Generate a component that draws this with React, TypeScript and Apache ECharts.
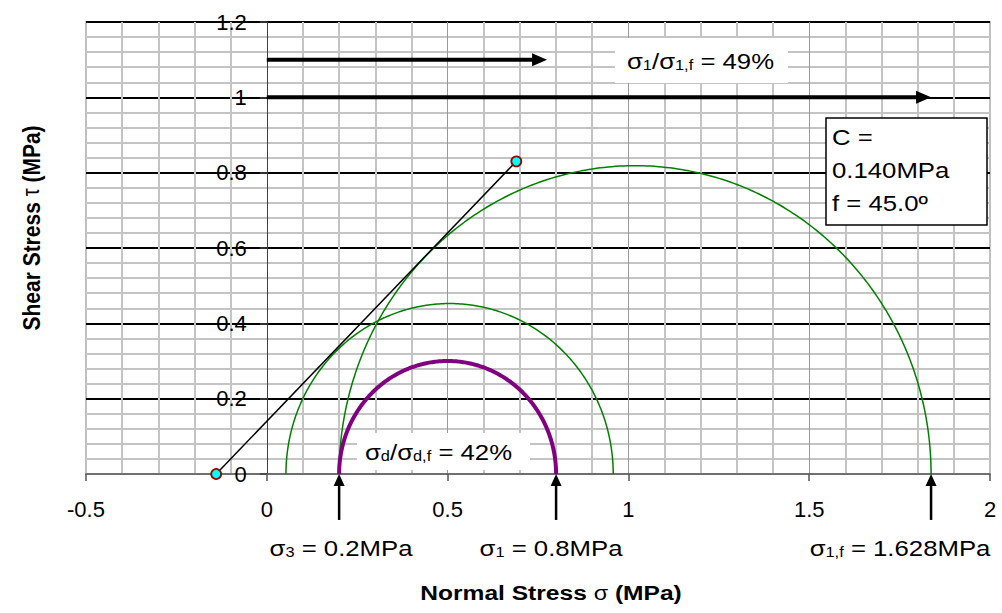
import React, { useEffect, useRef } from "react";
import * as echarts from "echarts";

// ---- data ----
const xAxisRange = [-0.5, 2];
const yAxisRange = [0, 1.2];

// Mohr circles: [sigma3, sigma1] end points on the sigma axis
const circleSigma3 = [0.053, 0.2, 0.2];
const circleSigma1 = [0.958, 1.837, 0.8];
const circleNames = ["Mohr circle A", "Failure circle", "Current circle"];

// Failure envelope end points
const envelopeSigma = [-0.14, 0.69];
const envelopeTau = [0, 0.83];

// Horizontal ratio arrows: [sigmaStart, tau, sigmaEnd]
const hArrowStart = [0, 0];
const hArrowTau = [1.1, 1.0];
const hArrowEnd = [0.775, 1.837];

// Vertical arrows marking sigma values on the axis
const vArrowSigma = [0.2, 0.8, 1.837];
const vArrowBottomTau = -0.122;

const FONT = '"Liberation Sans", Arial, sans-serif';

const GRID_LEFT = 86;
const GRID_RIGHT = 12;
const PLOT_W = 1002 - GRID_LEFT - GRID_RIGHT;

function circlePoints(a: number, b: number) {
  const c = (a + b) / 2;
  const r = (b - a) / 2;
  const pts: number[][] = [];
  for (let i = 0; i <= 240; i++) {
    const t = (Math.PI * i) / 240;
    pts.push([c - r * Math.cos(t), r * Math.sin(t)]);
  }
  return pts;
}

function arrowRenderer(lineW: number, headLen: number, headHalf: number) {
  return (params: any, api: any) => {
    const p0 = api.coord([api.value(0), api.value(1)]);
    const p1 = api.coord([api.value(2), api.value(3)]);
    const dx = p1[0] - p0[0];
    const dy = p1[1] - p0[1];
    const len = Math.hypot(dx, dy) || 1;
    const ux = dx / len;
    const uy = dy / len;
    const bx = p1[0] - ux * headLen;
    const by = p1[1] - uy * headLen;
    const nx = -uy;
    const ny = ux;
    return {
      type: "group",
      children: [
        {
          type: "line",
          shape: { x1: p0[0], y1: p0[1], x2: bx + ux, y2: by + uy },
          style: { stroke: "#000", lineWidth: lineW },
        },
        {
          type: "polygon",
          shape: {
            points: [
              [p1[0], p1[1]],
              [bx + nx * headHalf, by + ny * headHalf],
              [bx - nx * headHalf, by - ny * headHalf],
            ],
          },
          style: { fill: "#000" },
        },
      ],
    };
  };
}

const richBase = {
  n: { fontSize: 22, fontFamily: FONT, color: "#000" },
  sub: { fontSize: 14, fontFamily: FONT, color: "#000", verticalAlign: "bottom" },
};

export default function App() {
  const ref = useRef<HTMLDivElement>(null);

  useEffect(() => {
    document.body.style.margin = "0";
    if (!ref.current) return;
    const chart = echarts.init(ref.current, null, { renderer: "svg" });

    const circleColors = ["#008000", "#008000", "#800080"];
    const circleWidths = [1.5, 1.5, 4];

    const circleSeries = circleSigma3.map((s3, i) => ({
      name: circleNames[i],
      type: "line",
      data: circlePoints(s3, circleSigma1[i]),
      showSymbol: false,
      symbol: "none",
      clip: false,
      lineStyle: { color: circleColors[i], width: circleWidths[i] },
      z: i === 2 ? 4 : 3,
    }));

    const hArrowData = hArrowStart.map((s, i) => [s, hArrowTau[i], hArrowEnd[i], hArrowTau[i]]);
    const vArrowData = vArrowSigma.map((s) => [s, vArrowBottomTau, s, 0]);

    // the vertical axis crosses sigma = 0: shift it in from the grid edge
    const yAxisOffset =
      -((0 - xAxisRange[0]) / (xAxisRange[1] - xAxisRange[0])) * PLOT_W;

    const scaleX = 1.17;

    chart.setOption({
      animation: false,
      grid: {
        left: GRID_LEFT,
        right: GRID_RIGHT,
        top: 22,
        bottom: 139,
        show: true,
        borderColor: "#c0c0c0",
        borderWidth: 2,
        backgroundColor: "transparent",
      },
      xAxis: {
        type: "value",
        min: xAxisRange[0],
        max: xAxisRange[1],
        interval: 0.5,
        axisLine: { onZero: true, lineStyle: { color: "#555", width: 1.5 } },
        axisTick: { show: true, length: 7, lineStyle: { color: "#555", width: 1.5 } },
        axisLabel: { fontSize: 22, color: "#000", margin: 24, fontFamily: FONT },
        splitLine: {
          show: true,
          showMinLine: false,
          showMaxLine: false,
          lineStyle: { color: "#999", width: 1 },
        },
        minorTick: { show: false, splitNumber: 5 },
        minorSplitLine: { show: true, lineStyle: { color: "#c4c4c4", width: 2 } },
      },
      yAxis: {
        type: "value",
        min: yAxisRange[0],
        max: yAxisRange[1],
        interval: 0.2,
        offset: yAxisOffset,
        axisLine: { show: true, onZero: false, lineStyle: { color: "#404040", width: 1 } },
        axisTick: { show: true, length: 7, lineStyle: { color: "#404040", width: 1.5 } },
        axisLabel: { fontSize: 22, color: "#000", margin: 20, fontFamily: FONT },
        splitLine: {
          show: true,
          showMinLine: false,
          lineStyle: { color: "#000", width: 2 },
        },
        minorTick: { show: false, splitNumber: 5 },
        minorSplitLine: { show: true, lineStyle: { color: "#c4c4c4", width: 2 } },
      },
      series: [
        ...circleSeries,
        {
          name: "Failure envelope",
          type: "line",
          data: envelopeSigma.map((s, i) => [s, envelopeTau[i]]),
          symbol: "circle",
          symbolSize: 10,
          showSymbol: true,
          clip: false,
          lineStyle: { color: "#000", width: 1.5 },
          itemStyle: { color: "#00ffff", borderColor: "#990000", borderWidth: 1.8 },
          z: 6,
        },
        {
          name: "Ratio arrows",
          type: "custom",
          data: hArrowData,
          encode: { x: [0, 2], y: [1, 3] },
          renderItem: arrowRenderer(4, 15, 6.5),
          clip: false,
          z: 5,
        },
        {
          name: "Sigma markers",
          type: "custom",
          data: vArrowData,
          encode: { x: [0, 2], y: [1, 3] },
          renderItem: arrowRenderer(2.5, 12, 5.5),
          clip: false,
          z: 5,
        },
      ],
      graphic: [
        {
          type: "text",
          x: 31,
          y: 228,
          rotation: Math.PI / 2,
          scaleY: 1.17,
          z: 100,
          style: {
            text: "{b|Shear Stress }{g|τ}{b| (MPa)}",
            rich: {
              b: { fontSize: 21, fontWeight: "bold", fontFamily: FONT, color: "#000" },
              g: { fontSize: 20, fontFamily: FONT, color: "#000" },
            },
            align: "center",
            textAlign: "center",
            verticalAlign: "middle",
            textVerticalAlign: "middle",
          },
        },
        {
          type: "text",
          x: 551,
          y: 593,
          scaleX: scaleX,
          z: 100,
          style: {
            text: "{b|Normal Stress }{g|σ}{b| (MPa)}",
            rich: {
              b: { fontSize: 21, fontWeight: "bold", fontFamily: FONT, color: "#000" },
              g: { fontSize: 20, fontFamily: FONT, color: "#000", verticalAlign: "bottom" },
            },
            align: "center",
            textAlign: "center",
            verticalAlign: "middle",
            textVerticalAlign: "middle",
          },
        },
        {
          type: "rect",
          z: 99,
          shape: { x: 615, y: 38, width: 173, height: 45 },
          style: { fill: "#fff" },
        },
        {
          type: "text",
          x: 627,
          y: 61,
          scaleX: scaleX,
          z: 100,
          style: {
            text: "{n|σ}{sub|1}{n|/σ}{sub|1,f}{n| = 49%}",
            rich: richBase,
            align: "left",
            textAlign: "left",
            verticalAlign: "middle",
            textVerticalAlign: "middle",
          },
        },
        {
          type: "rect",
          z: 99,
          shape: { x: 826, y: 118, width: 161, height: 107 },
          style: { fill: "#fff", stroke: "#000", lineWidth: 1.5 },
        },
        {
          type: "text",
          x: 832,
          y: 121,
          scaleX: scaleX,
          z: 100,
          style: {
            text: "C =\n0.140MPa\nf = 45.0º",
            fontSize: 22,
            fontFamily: FONT,
            fill: "#000",
            lineHeight: 33,
            align: "left",
            textAlign: "left",
            verticalAlign: "top",
            textVerticalAlign: "top",
          },
        },
        {
          type: "rect",
          z: 99,
          shape: { x: 357, y: 433, width: 173, height: 37 },
          style: { fill: "#fff" },
        },
        {
          type: "text",
          x: 365,
          y: 452,
          scaleX: scaleX,
          z: 100,
          style: {
            text: "{n|σ}{sub|d}{n|/σ}{sub|d,f}{n| = 42%}",
            rich: richBase,
            align: "left",
            textAlign: "left",
            verticalAlign: "middle",
            textVerticalAlign: "middle",
          },
        },
        {
          type: "text",
          x: 341,
          y: 548,
          scaleX: scaleX,
          z: 100,
          style: {
            text: "{n|σ}{sub|3}{n| = 0.2MPa}",
            rich: richBase,
            align: "center",
            textAlign: "center",
            verticalAlign: "middle",
            textVerticalAlign: "middle",
          },
        },
        {
          type: "text",
          x: 551,
          y: 548,
          scaleX: scaleX,
          z: 100,
          style: {
            text: "{n|σ}{sub|1}{n| = 0.8MPa}",
            rich: richBase,
            align: "center",
            textAlign: "center",
            verticalAlign: "middle",
            textVerticalAlign: "middle",
          },
        },
        {
          type: "text",
          x: 900,
          y: 548,
          scaleX: scaleX,
          z: 100,
          style: {
            text: "{n|σ}{sub|1,f}{n| = 1.628MPa}",
            rich: richBase,
            align: "center",
            textAlign: "center",
            verticalAlign: "middle",
            textVerticalAlign: "middle",
          },
        },
      ],
    });

    return () => {
      chart.dispose();
    };
  }, []);

  return <div ref={ref} style={{ width: 1002, height: 613, background: "#fff" }} />;
}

WORK TO BE COMPLETED. Review the preceding data and report every line that includes the string "React".

EXERCISE OUTPUT.
Generate a component that draws this with React, TypeScript and Apache ECharts.
import React, { useEffect, useRef } from "react";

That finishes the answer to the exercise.